• [COLLECTED MATERIAL]:

┄┄┄┄┄┄

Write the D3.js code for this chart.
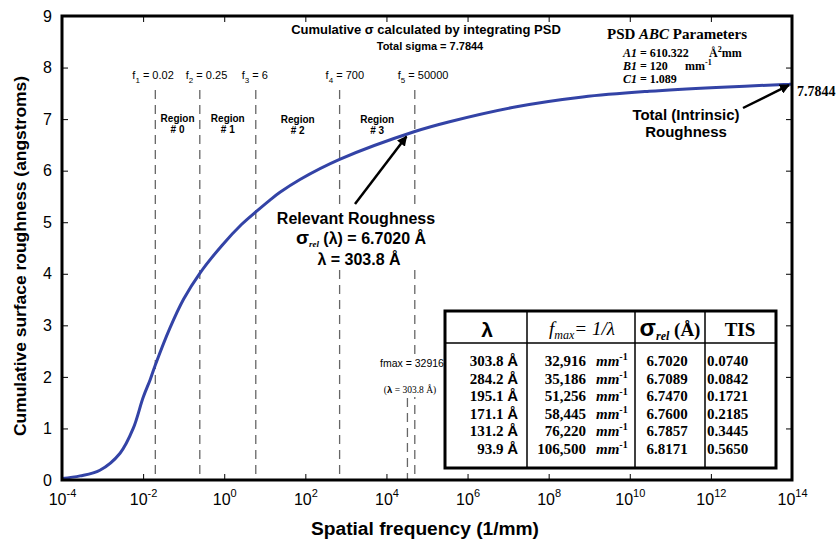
<!DOCTYPE html>
<html>
<head>
<meta charset="utf-8">
<script src="https://cdn.jsdelivr.net/npm/d3@7"></script>
<style>
  body { margin: 0; background: #fff; }
  svg { display: block; font-family: Arial, "Liberation Sans", sans-serif; }
  .serif { font-family: "Times New Roman", "Liberation Serif", serif; }
  .axis path { display: none; }
  .axis line { stroke: #000; stroke-width: 1; }
</style>
</head>
<body>
<div id="chart"></div>
<script>
(function(){
  'use strict';

  // data: cumulative sigma
  var freq  = [1e-4, 2.8e-4, 8.6e-4, 2.7e-3, 5.7e-3, 1e-2, 1.5e-2, 2e-2, 4.6e-2, 0.1, 0.25, 0.88, 2.7, 6,
               13.4, 23.7, 73.8, 700, 5e4, 3.6e5, 1.6e7, 6.9e8, 3e10, 1.35e12, 8.5e13, 1e14];
  var sigma = [0.03, 0.08, 0.19, 0.52, 1.00, 1.60, 1.95, 2.23, 2.95, 3.51, 4.01, 4.55, 4.96, 5.20,
               5.43, 5.58, 5.83, 6.22, 6.76, 6.95, 7.24, 7.43, 7.54, 7.615, 7.675, 7.68];

  var yTicks = [0, 1, 2, 3, 4, 5, 6, 7, 8, 9];
  var xExps  = [-4, -2, 0, 2, 4, 6, 8, 10, 12, 14];

  // region boundaries
  var fNames  = ['1', '2', '3', '4', '5'];
  var fValues = [0.02, 0.25, 6, 700, 50000];
  var fLabels = ['0.02', '0.25', '6', '700', '50000'];
  var regionNames = ['# 0', '# 1', '# 2', '# 3'];

  var fmaxValue = 32916;

  // table
  var tLambda = ['303.8', '284.2', '195.1', '171.1', '131.2', '93.9'];
  var tFmax   = ['32,916', '35,186', '51,256', '58,445', '76,220', '106,500'];
  var tSigma  = ['6.7020', '6.7089', '6.7470', '6.7600', '6.7857', '6.8171'];
  var tTis    = ['0.0740', '0.0842', '0.1721', '0.2185', '0.3445', '0.5650'];

  var W = 837, H = 539,
      L = 62, R = 792, T = 16, B = 480;

  var svg = d3.select('#chart').append('svg')
    .attr('width', W)
    .attr('height', H);

  var x = d3.scaleLog().domain([1e-4, 1e14]).range([L, R]);
  var y = d3.scaleLinear().domain([0, 9]).range([B, T]);

  // axes (ticks inward)
  var xAxisB = svg.append('g').attr('class', 'axis')
    .attr('transform', 'translate(0,' + B + ')')
    .call(d3.axisBottom(x).tickValues(xExps.map(function(e){ return Math.pow(10, e); }))
      .tickSize(-6).tickPadding(14).tickFormat(''));

  xAxisB.selectAll('.tick text').each(function(d){
    var t = d3.select(this).attr('font-size', 16).attr('fill', '#000');
    var e = Math.round(Math.log10(d));
    t.append('tspan').text('10');
    t.append('tspan').attr('dy', -8).attr('font-size', 11).text(e);
  });

  svg.append('g').attr('class', 'axis')
    .attr('transform', 'translate(0,' + T + ')')
    .call(d3.axisTop(x).tickValues(xExps.map(function(e){ return Math.pow(10, e); }))
      .tickSize(-6).tickFormat(''));

  svg.append('g').attr('class', 'axis')
    .attr('transform', 'translate(' + L + ',0)')
    .call(d3.axisLeft(y).tickValues(yTicks).tickSize(-6).tickPadding(10))
    .selectAll('.tick text').attr('font-size', 16).attr('fill', '#000');

  svg.append('g').attr('class', 'axis')
    .attr('transform', 'translate(' + R + ',0)')
    .call(d3.axisRight(y).tickValues(yTicks).tickSize(-6).tickFormat(''));

  // axis titles
  svg.append('text')
    .attr('x', (L + R) / 2 - 2).attr('y', 535)
    .attr('text-anchor', 'middle')
    .attr('font-size', 18).attr('font-weight', 'bold')
    .attr('textLength', 228).attr('lengthAdjust', 'spacingAndGlyphs')
    .text('Spatial frequency (1/mm)');

  svg.append('text')
    .attr('transform', 'translate(26,256) rotate(-90)')
    .attr('text-anchor', 'middle')
    .attr('font-size', 17).attr('font-weight', 'bold')
    .attr('textLength', 360).attr('lengthAdjust', 'spacingAndGlyphs')
    .text('Cumulative surface roughness (angstroms)');

  // titles
  svg.append('text')
    .attr('x', 426).attr('y', 34).attr('text-anchor', 'middle')
    .attr('font-size', 13).attr('font-weight', 'bold')
    .text('Cumulative \u03c3 calculated by integrating PSD');
  svg.append('text')
    .attr('x', 430).attr('y', 50).attr('text-anchor', 'middle')
    .attr('font-size', 11).attr('font-weight', 'bold')
    .text('Total sigma = 7.7844');

  // dashed region lines
  var dash = '9,6', lineTop = 90;
  svg.selectAll('.fline')
    .data(fValues)
    .enter()
    .append('line')
    .attr('class', 'fline')
    .attr('x1', function(d){ return x(d); })
    .attr('x2', function(d){ return x(d); })
    .attr('y1', lineTop).attr('y2', B)
    .style('stroke', '#666').style('stroke-width', 1.3)
    .style('stroke-dasharray', dash);

  svg.append('line')
    .attr('x1', x(fmaxValue)).attr('x2', x(fmaxValue))
    .attr('y1', 398).attr('y2', B)
    .style('stroke', '#666').style('stroke-width', 1.3)
    .style('stroke-dasharray', dash);

  // f labels
  var fDx = [-23, -14, -14, -14, -17];
  fValues.forEach(function(v, i){
    var t = svg.append('text')
      .attr('x', x(v) + fDx[i]).attr('y', 79)
      .attr('font-size', 11);
    t.append('tspan').text('f');
    t.append('tspan').attr('dy', 4).attr('font-size', 8).text(fNames[i]);
    t.append('tspan').attr('dy', -4).text(' = ' + fLabels[i]);
  });

  // region labels
  regionNames.forEach(function(r, i){
    var cx = x(Math.sqrt(fValues[i] * fValues[i + 1]));
    var g = svg.append('g').attr('font-size', 10).attr('font-weight', 'bold')
      .attr('text-anchor', 'middle');
    g.append('text').attr('x', cx).attr('y', 122 + (i > 1 ? 1 : 0)).text('Region');
    g.append('text').attr('x', cx).attr('y', 133 + (i > 1 ? 1 : 0)).text(r);
  });

  // curve
  var line = d3.line()
    .x(function(d){ return x(d[0]); })
    .y(function(d){ return y(d[1]); })
    .curve(d3.curveCatmullRom.alpha(0.5));

  svg.append('path')
    .datum(freq.map(function(f, i){ return [f, sigma[i]]; }))
    .attr('d', line)
    .style('fill', 'none')
    .style('stroke', '#3343a6')
    .style('stroke-width', 3);

  // frame
  svg.append('rect')
    .attr('x', L).attr('y', T)
    .attr('width', R - L).attr('height', B - T)
    .style('fill', 'none').style('stroke', '#000').style('stroke-width', 3);

  // arrow marker
  svg.append('defs').append('marker')
    .attr('id', 'arr')
    .attr('viewBox', '0 0 10 10')
    .attr('refX', 9).attr('refY', 5)
    .attr('markerWidth', 4).attr('markerHeight', 4)
    .attr('orient', 'auto')
    .append('path').attr('d', 'M0,0 L10,5 L0,10 z').attr('fill', '#000');

  // fmax annotation
  svg.append('rect')
    .attr('x', 378).attr('y', 355).attr('width', 70).attr('height', 42)
    .style('fill', '#fff');
  svg.append('text')
    .attr('x', 412).attr('y', 367).attr('text-anchor', 'middle')
    .attr('font-size', 10.5)
    .text('fmax = ' + fmaxValue);
  var lam = svg.append('text')
    .attr('class', 'serif')
    .attr('x', 410).attr('y', 393).attr('text-anchor', 'middle')
    .attr('font-size', 9.5);
  lam.append('tspan').text('(');
  lam.append('tspan').attr('font-family', 'Arial').attr('font-weight', 'bold').text('\u03bb');
  lam.append('tspan').text(' = 303.8 \u00c5)');

  // relevant roughness annotation
  svg.append('rect')
    .attr('x', 288).attr('y', 208).attr('width', 146).attr('height', 62)
    .style('fill', '#fff');
  svg.append('line')
    .attr('x1', 355).attr('y1', 204)
    .attr('x2', x(fmaxValue) - 1).attr('y2', y(6.702) + 2)
    .style('stroke', '#000').style('stroke-width', 2.5)
    .attr('marker-end', 'url(#arr)');

  var rr = svg.append('g').attr('font-weight', 'bold').attr('text-anchor', 'middle');
  rr.append('text').attr('x', 356).attr('y', 224).attr('font-size', 16).text('Relevant Roughness');
  var s = rr.append('text').attr('x', 361).attr('y', 244).attr('font-size', 16);
  s.append('tspan').attr('font-size', 19).text('\u03c3');
  s.append('tspan').attr('dy', 3).attr('font-size', 9).attr('font-style', 'italic')
    .attr('font-family', 'Times New Roman, Liberation Serif, serif').text('rel');
  s.append('tspan').attr('dy', -3).text(' (\u03bb) = 6.7020 \u00c5');
  rr.append('text').attr('x', 359).attr('y', 265).attr('font-size', 16).text('\u03bb = 303.8 \u00c5');

  // total roughness annotation
  svg.append('line')
    .attr('x1', 743).attr('y1', 108)
    .attr('x2', R - 3).attr('y2', y(7.68) + 1)
    .style('stroke', '#000').style('stroke-width', 2.5)
    .attr('marker-end', 'url(#arr)');
  var tr = svg.append('g').attr('font-weight', 'bold').attr('text-anchor', 'middle').attr('font-size', 15);
  tr.append('text').attr('x', 686).attr('y', 120).text('Total (Intrinsic)');
  tr.append('text').attr('x', 686).attr('y', 137).text('Roughness');
  svg.append('text').attr('class', 'serif')
    .attr('x', 797).attr('y', 96)
    .attr('font-size', 14).attr('font-weight', 'bold')
    .text('7.7844');

  // PSD ABC parameters
  var p = svg.append('g').attr('class', 'serif').attr('font-weight', 'bold');
  var p0 = p.append('text').attr('x', 607).attr('y', 39).attr('font-size', 15);
  p0.append('tspan').text('PSD ');
  p0.append('tspan').attr('font-style', 'italic').text('ABC');
  p0.append('tspan').text(' Parameters');

  var p1 = p.append('text').attr('x', 623).attr('y', 57).attr('font-size', 12);
  p1.append('tspan').attr('font-style', 'italic').text('A1');
  p1.append('tspan').text(' = 610.322');
  p1.append('tspan').attr('x', 709).text('\u00c5');
  p1.append('tspan').attr('dy', -5).attr('font-size', 8).text('2');
  p1.append('tspan').attr('dy', 5).text('mm');

  var p2 = p.append('text').attr('x', 623).attr('y', 70).attr('font-size', 12);
  p2.append('tspan').attr('font-style', 'italic').text('B1');
  p2.append('tspan').text(' = 120');
  p2.append('tspan').attr('x', 685).text('mm');
  p2.append('tspan').attr('dy', -5).attr('font-size', 8).text('-1');

  var p3 = p.append('text').attr('x', 623).attr('y', 83).attr('font-size', 12);
  p3.append('tspan').attr('font-style', 'italic').text('C1');
  p3.append('tspan').text(' = 1.089');

  // table
  var colX = [445, 527, 635, 705, 776],
      tTop = 311, tHead = 343, tBot = 468,
      rowY0 = 366, rowStep = 17.5;

  var tb = svg.append('g');
  tb.append('rect')
    .attr('x', colX[0]).attr('y', tTop)
    .attr('width', colX[4] - colX[0]).attr('height', tBot - tTop)
    .style('fill', '#fff').style('stroke', '#000').style('stroke-width', 3);
  tb.append('line')
    .attr('x1', colX[0]).attr('x2', colX[4]).attr('y1', tHead).attr('y2', tHead)
    .style('stroke', '#000').style('stroke-width', 1.5);
  [1, 2, 3].forEach(function(i){
    tb.append('line')
      .attr('x1', colX[i]).attr('x2', colX[i]).attr('y1', tTop).attr('y2', tBot)
      .style('stroke', '#000').style('stroke-width', 1.5);
  });

  // header
  tb.append('text').attr('x', 487).attr('y', 337).attr('text-anchor', 'middle')
    .attr('font-size', 21).attr('font-weight', 'bold').text('\u03bb');
  var h2 = tb.append('text').attr('class', 'serif').attr('x', 582).attr('y', 335)
    .attr('text-anchor', 'middle').attr('font-size', 19).attr('font-style', 'italic');
  h2.append('tspan').text('f');
  h2.append('tspan').attr('dy', 4).attr('font-size', 12).text('max');
  h2.append('tspan').attr('dy', -4).text('= 1/\u03bb');
  var h3 = tb.append('text').attr('class', 'serif').attr('x', 670).attr('y', 336)
    .attr('text-anchor', 'middle').attr('font-size', 19).attr('font-weight', 'bold');
  h3.append('tspan').attr('font-family', 'Arial').attr('font-size', 24).text('\u03c3');
  h3.append('tspan').attr('dy', 4).attr('font-size', 12).attr('font-style', 'italic').text('rel');
  h3.append('tspan').attr('dy', -4).text(' (\u00c5)');
  tb.append('text').attr('class', 'serif').attr('x', 740).attr('y', 336)
    .attr('text-anchor', 'middle').attr('font-size', 19).attr('font-weight', 'bold').text('TIS');

  // rows
  var rows = tb.append('g').attr('class', 'serif').attr('font-weight', 'bold').attr('font-size', 15);
  tLambda.forEach(function(v, i){
    var ry = rowY0 + i * rowStep;
    var c1 = rows.append('text').attr('x', 518).attr('y', ry).attr('text-anchor', 'end');
    c1.append('tspan').text(v + ' ');
    c1.append('tspan').attr('font-family', 'Arial').text('\u00c5');
    rows.append('text').attr('x', 586).attr('y', ry).attr('text-anchor', 'end').text(tFmax[i]);
    var c2 = rows.append('text').attr('x', 596).attr('y', ry).attr('font-style', 'italic');
    c2.append('tspan').text('mm');
    c2.append('tspan').attr('dy', -6).attr('font-size', 10).attr('font-style', 'normal').text('-1');
    rows.append('text').attr('x', 667).attr('y', ry).attr('text-anchor', 'middle').text(tSigma[i]);
    rows.append('text').attr('x', 707).attr('y', ry).text(tTis[i]);
  });

}());
</script>
</body>
</html>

┄┄┄┄┄┄

• [WHAT YOU NEED TO DO]:
From the first line above down to the line with "L = 62, R = 792, T = 16, B = 480;", reproduce every line and no others, omitting pictures.

• [TASK RESPONSE]:
Write the D3.js code for this chart.
<!DOCTYPE html>
<html>
<head>
<meta charset="utf-8">
<script src="https://cdn.jsdelivr.net/npm/d3@7"></script>
<style>
  body { margin: 0; background: #fff; }
  svg { display: block; font-family: Arial, "Liberation Sans", sans-serif; }
  .serif { font-family: "Times New Roman", "Liberation Serif", serif; }
  .axis path { display: none; }
  .axis line { stroke: #000; stroke-width: 1; }
</style>
</head>
<body>
<div id="chart"></div>
<script>
(function(){
  'use strict';

  // data: cumulative sigma
  var freq  = [1e-4, 2.8e-4, 8.6e-4, 2.7e-3, 5.7e-3, 1e-2, 1.5e-2, 2e-2, 4.6e-2, 0.1, 0.25, 0.88, 2.7, 6,
               13.4, 23.7, 73.8, 700, 5e4, 3.6e5, 1.6e7, 6.9e8, 3e10, 1.35e12, 8.5e13, 1e14];
  var sigma = [0.03, 0.08, 0.19, 0.52, 1.00, 1.60, 1.95, 2.23, 2.95, 3.51, 4.01, 4.55, 4.96, 5.20,
               5.43, 5.58, 5.83, 6.22, 6.76, 6.95, 7.24, 7.43, 7.54, 7.615, 7.675, 7.68];

  var yTicks = [0, 1, 2, 3, 4, 5, 6, 7, 8, 9];
  var xExps  = [-4, -2, 0, 2, 4, 6, 8, 10, 12, 14];

  // region boundaries
  var fNames  = ['1', '2', '3', '4', '5'];
  var fValues = [0.02, 0.25, 6, 700, 50000];
  var fLabels = ['0.02', '0.25', '6', '700', '50000'];
  var regionNames = ['# 0', '# 1', '# 2', '# 3'];

  var fmaxValue = 32916;

  // table
  var tLambda = ['303.8', '284.2', '195.1', '171.1', '131.2', '93.9'];
  var tFmax   = ['32,916', '35,186', '51,256', '58,445', '76,220', '106,500'];
  var tSigma  = ['6.7020', '6.7089', '6.7470', '6.7600', '6.7857', '6.8171'];
  var tTis    = ['0.0740', '0.0842', '0.1721', '0.2185', '0.3445', '0.5650'];

  var W = 837, H = 539,
      L = 62, R = 792, T = 16, B = 480;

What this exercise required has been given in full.